**Task objective:** Transcribe exactly the lines from the one containing "Write the matplotlib code for this chart." through the one containing "# Pump curves: start, rated", both included, and leave out any pictures.

**Input:**
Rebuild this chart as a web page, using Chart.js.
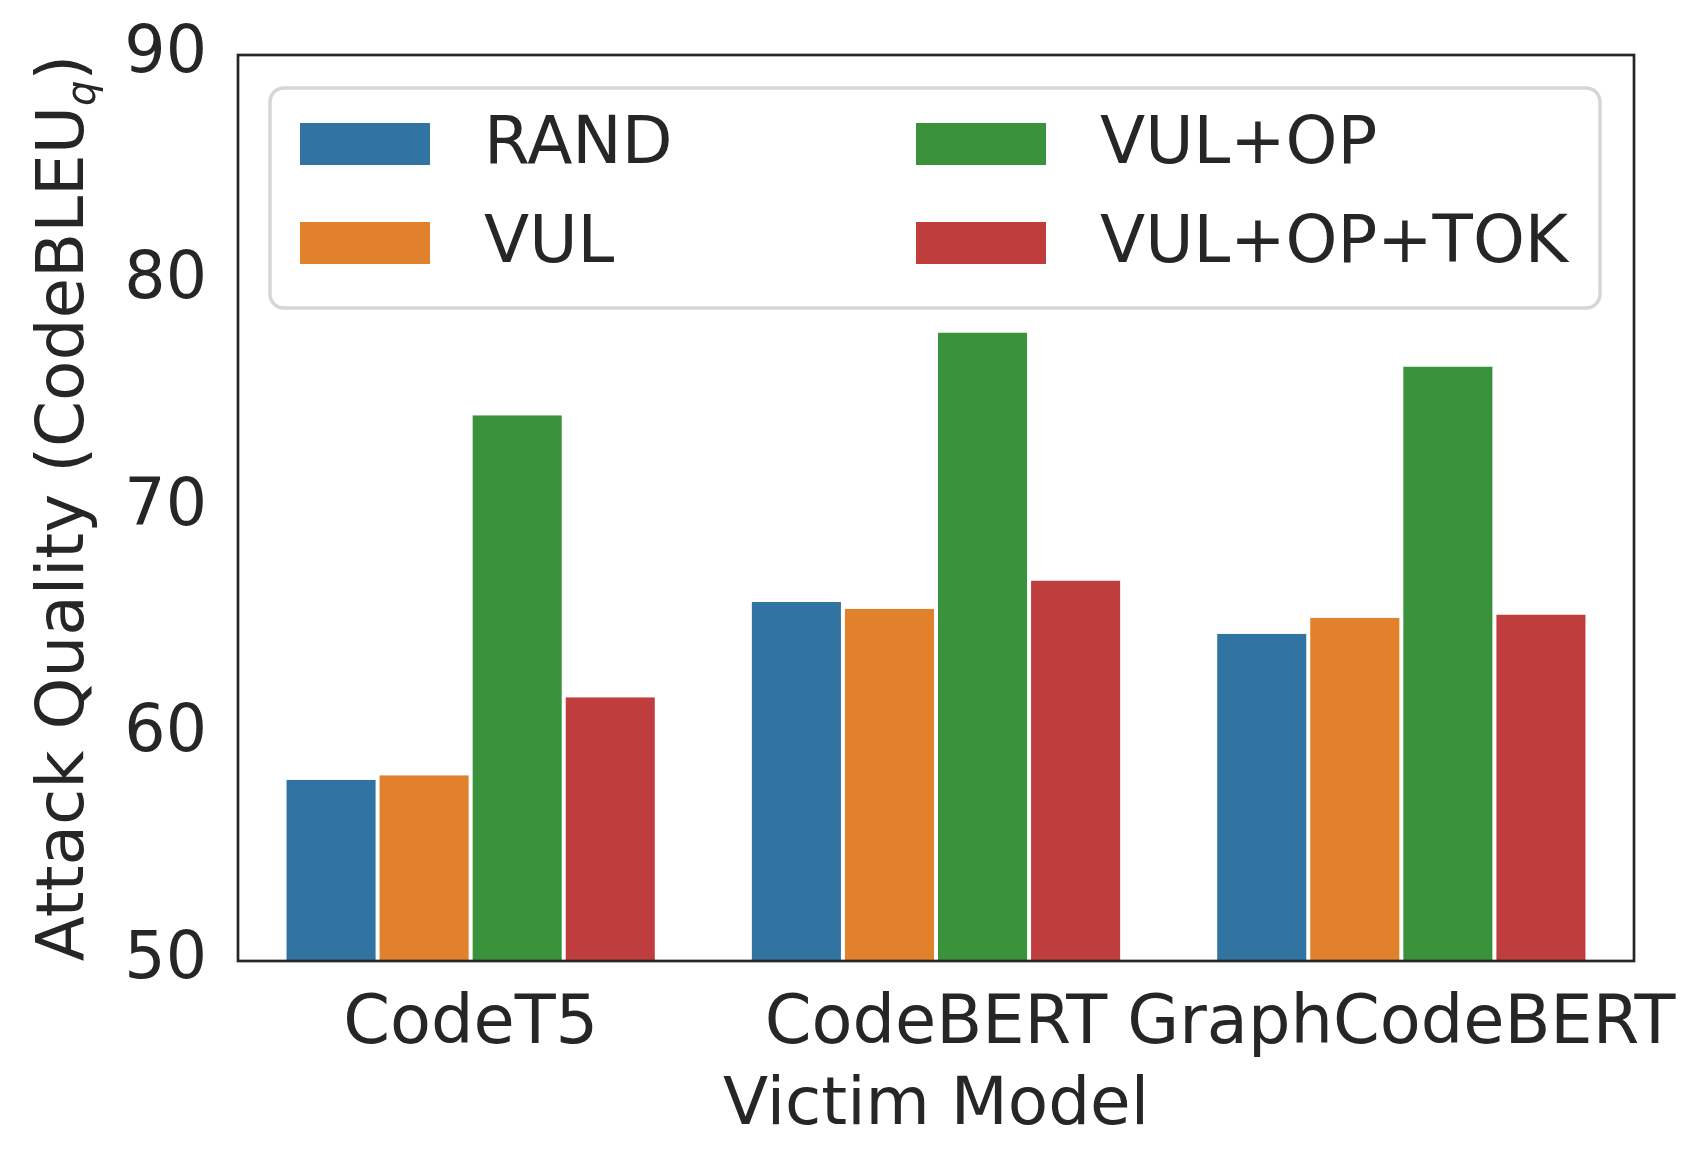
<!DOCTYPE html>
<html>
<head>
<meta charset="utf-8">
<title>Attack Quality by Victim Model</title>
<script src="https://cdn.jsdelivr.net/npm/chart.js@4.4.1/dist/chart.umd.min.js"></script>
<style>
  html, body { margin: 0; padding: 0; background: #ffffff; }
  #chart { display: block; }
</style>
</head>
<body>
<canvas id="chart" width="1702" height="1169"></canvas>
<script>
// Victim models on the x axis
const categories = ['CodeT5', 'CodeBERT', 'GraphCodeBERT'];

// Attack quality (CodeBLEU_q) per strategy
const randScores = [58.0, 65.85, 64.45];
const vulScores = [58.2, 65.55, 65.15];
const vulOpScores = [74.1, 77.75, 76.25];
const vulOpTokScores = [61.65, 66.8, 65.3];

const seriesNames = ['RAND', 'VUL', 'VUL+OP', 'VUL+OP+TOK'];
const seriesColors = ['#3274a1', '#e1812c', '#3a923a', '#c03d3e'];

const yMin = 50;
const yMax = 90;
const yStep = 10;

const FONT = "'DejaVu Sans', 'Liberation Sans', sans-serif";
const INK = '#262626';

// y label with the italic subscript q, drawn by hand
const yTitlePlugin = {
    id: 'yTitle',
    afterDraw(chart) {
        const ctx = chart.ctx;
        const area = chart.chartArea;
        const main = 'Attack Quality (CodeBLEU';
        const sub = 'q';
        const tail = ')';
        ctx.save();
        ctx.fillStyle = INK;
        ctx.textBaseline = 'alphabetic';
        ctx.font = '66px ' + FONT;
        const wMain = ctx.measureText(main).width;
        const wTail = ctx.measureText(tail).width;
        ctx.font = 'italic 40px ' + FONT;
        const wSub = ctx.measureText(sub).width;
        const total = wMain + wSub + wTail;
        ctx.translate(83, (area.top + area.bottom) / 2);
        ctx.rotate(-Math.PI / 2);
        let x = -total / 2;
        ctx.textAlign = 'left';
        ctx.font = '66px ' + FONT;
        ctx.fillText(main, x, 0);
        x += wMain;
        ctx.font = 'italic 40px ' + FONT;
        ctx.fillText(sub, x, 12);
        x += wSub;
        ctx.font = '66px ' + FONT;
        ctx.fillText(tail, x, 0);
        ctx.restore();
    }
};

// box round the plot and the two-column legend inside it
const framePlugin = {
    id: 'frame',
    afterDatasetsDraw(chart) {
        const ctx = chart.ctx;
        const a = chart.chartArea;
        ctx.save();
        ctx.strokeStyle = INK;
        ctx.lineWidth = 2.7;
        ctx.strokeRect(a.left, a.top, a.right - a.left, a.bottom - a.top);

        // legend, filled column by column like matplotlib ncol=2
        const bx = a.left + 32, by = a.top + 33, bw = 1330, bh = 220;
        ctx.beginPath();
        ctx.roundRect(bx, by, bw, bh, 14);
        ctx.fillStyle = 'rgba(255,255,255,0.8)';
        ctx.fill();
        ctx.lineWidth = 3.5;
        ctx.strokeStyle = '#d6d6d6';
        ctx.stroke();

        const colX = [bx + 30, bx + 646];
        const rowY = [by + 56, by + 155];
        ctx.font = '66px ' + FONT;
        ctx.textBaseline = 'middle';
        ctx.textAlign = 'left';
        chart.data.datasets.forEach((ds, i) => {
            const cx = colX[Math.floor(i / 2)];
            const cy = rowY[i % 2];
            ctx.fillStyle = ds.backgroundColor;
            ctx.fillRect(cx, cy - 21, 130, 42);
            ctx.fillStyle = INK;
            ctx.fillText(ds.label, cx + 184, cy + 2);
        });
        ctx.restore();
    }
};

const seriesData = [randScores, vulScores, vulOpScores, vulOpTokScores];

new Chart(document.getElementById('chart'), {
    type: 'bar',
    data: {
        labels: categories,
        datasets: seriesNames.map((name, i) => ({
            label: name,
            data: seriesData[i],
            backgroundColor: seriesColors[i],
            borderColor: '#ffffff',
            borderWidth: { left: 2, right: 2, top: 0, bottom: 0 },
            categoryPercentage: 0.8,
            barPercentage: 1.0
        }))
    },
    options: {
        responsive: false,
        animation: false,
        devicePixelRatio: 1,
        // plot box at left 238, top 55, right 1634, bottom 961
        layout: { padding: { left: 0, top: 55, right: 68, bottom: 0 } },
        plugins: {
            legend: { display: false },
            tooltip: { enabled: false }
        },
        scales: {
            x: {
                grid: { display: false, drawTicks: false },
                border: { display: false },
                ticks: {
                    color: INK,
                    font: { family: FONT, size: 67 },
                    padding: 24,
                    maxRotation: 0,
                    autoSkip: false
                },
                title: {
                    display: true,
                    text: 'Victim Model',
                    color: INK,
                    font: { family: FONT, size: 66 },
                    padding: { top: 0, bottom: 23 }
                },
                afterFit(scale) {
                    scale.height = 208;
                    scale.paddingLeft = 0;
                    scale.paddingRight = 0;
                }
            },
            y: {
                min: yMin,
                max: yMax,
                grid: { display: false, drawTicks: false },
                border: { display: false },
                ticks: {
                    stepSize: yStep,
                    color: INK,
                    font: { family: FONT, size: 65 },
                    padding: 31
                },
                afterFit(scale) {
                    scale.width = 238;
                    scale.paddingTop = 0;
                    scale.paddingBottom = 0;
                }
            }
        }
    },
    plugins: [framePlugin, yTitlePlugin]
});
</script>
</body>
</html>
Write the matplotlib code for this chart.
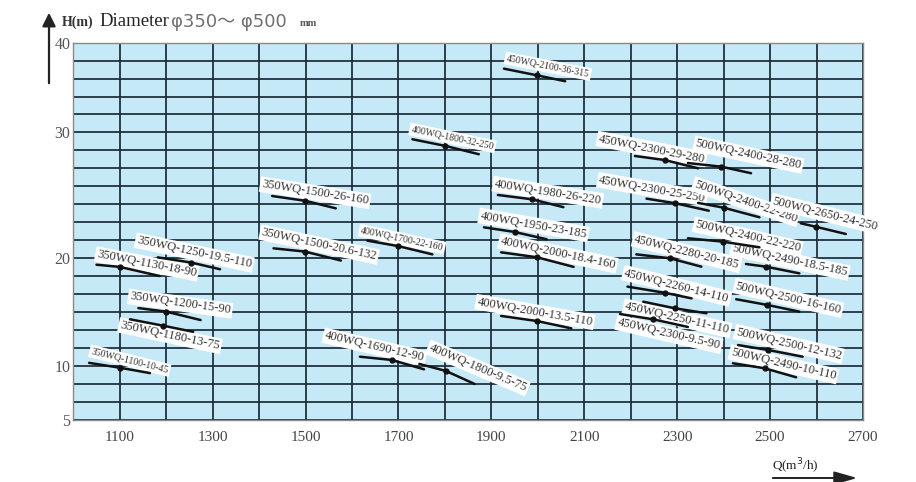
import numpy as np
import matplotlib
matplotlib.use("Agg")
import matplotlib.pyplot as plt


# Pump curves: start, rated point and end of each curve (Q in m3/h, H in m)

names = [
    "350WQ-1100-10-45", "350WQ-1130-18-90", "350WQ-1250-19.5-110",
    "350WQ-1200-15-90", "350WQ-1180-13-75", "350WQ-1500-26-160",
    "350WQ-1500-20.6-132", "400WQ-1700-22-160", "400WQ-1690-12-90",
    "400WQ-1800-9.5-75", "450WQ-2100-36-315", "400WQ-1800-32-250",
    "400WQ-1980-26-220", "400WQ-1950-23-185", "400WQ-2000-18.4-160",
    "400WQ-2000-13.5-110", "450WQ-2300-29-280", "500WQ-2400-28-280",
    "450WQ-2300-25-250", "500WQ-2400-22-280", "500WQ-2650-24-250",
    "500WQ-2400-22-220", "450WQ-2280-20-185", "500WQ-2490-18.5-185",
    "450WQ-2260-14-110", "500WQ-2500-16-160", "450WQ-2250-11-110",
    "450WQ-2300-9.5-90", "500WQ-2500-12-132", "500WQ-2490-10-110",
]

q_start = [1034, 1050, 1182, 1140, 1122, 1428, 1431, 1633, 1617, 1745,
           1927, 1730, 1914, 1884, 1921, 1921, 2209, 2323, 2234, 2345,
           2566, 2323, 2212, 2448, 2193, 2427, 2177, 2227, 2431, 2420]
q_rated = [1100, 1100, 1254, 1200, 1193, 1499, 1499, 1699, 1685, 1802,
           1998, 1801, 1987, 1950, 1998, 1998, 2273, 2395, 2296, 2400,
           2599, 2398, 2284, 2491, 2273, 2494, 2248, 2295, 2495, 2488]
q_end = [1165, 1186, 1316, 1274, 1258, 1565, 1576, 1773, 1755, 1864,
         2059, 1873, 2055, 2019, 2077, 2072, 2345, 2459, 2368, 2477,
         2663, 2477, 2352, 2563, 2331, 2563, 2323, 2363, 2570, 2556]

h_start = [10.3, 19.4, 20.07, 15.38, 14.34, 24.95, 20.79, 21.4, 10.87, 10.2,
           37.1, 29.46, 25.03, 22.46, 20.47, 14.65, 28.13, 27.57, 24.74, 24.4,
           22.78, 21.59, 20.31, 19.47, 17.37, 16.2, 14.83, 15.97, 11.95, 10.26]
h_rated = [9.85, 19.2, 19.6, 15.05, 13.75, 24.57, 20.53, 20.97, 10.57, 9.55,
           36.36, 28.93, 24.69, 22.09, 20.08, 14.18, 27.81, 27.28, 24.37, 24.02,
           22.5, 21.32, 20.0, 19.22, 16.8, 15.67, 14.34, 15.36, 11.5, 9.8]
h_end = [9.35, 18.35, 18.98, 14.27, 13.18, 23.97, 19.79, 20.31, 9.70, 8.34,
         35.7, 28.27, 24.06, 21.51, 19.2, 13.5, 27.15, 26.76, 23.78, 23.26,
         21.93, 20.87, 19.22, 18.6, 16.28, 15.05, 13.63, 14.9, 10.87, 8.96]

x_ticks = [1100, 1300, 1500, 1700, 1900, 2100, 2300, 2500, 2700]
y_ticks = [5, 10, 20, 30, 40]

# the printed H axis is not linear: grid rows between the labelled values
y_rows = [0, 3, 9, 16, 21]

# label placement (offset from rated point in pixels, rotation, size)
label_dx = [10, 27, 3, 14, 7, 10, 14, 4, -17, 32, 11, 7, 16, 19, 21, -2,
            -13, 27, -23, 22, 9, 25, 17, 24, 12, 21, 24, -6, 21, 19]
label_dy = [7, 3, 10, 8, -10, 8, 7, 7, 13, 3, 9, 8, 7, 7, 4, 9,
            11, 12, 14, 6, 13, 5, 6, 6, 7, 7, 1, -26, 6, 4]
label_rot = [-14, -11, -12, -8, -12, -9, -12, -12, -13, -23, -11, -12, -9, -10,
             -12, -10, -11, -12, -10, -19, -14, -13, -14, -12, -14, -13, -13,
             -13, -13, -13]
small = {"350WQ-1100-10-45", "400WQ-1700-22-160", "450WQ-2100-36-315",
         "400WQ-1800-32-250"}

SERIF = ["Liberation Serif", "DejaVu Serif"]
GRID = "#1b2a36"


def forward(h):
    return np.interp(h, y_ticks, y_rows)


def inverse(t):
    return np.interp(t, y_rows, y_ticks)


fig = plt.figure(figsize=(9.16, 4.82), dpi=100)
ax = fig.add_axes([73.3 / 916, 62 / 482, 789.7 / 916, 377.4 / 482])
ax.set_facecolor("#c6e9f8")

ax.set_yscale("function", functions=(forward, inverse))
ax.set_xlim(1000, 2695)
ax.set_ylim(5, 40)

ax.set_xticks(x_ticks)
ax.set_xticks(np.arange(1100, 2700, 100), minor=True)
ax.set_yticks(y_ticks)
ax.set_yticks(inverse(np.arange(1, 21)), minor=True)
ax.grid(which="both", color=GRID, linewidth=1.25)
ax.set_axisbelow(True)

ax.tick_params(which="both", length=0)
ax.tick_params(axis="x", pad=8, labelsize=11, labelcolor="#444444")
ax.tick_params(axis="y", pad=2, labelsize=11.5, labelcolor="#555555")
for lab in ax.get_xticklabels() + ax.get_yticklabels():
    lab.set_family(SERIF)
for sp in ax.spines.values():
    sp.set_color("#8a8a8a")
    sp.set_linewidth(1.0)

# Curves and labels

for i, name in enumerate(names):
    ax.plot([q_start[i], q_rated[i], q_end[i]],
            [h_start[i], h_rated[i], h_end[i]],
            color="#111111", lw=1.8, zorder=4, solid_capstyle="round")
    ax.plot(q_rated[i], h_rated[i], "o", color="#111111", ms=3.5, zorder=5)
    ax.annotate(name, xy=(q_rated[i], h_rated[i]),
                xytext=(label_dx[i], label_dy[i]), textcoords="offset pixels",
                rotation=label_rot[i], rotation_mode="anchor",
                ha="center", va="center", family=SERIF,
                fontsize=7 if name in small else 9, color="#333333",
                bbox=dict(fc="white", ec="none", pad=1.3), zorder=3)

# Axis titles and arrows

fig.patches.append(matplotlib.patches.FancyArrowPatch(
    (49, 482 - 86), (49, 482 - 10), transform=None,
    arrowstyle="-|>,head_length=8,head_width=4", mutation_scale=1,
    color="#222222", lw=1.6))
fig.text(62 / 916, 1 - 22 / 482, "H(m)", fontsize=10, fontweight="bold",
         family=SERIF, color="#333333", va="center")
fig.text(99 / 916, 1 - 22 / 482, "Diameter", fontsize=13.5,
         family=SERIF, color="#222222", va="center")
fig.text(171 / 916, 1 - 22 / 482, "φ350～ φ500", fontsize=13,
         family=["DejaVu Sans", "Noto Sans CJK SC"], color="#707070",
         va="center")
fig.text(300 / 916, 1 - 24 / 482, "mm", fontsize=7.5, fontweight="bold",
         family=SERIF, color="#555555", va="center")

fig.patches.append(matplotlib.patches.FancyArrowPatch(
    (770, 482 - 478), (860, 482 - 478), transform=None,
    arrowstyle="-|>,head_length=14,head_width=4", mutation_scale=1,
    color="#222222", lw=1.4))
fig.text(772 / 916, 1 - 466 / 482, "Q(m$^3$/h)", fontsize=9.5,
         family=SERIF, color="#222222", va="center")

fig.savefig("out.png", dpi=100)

**Exercise answer:**
Write the matplotlib code for this chart.
import numpy as np
import matplotlib
matplotlib.use("Agg")
import matplotlib.pyplot as plt


# Pump curves: start, rated point and end of each curve (Q in m3/h, H in m)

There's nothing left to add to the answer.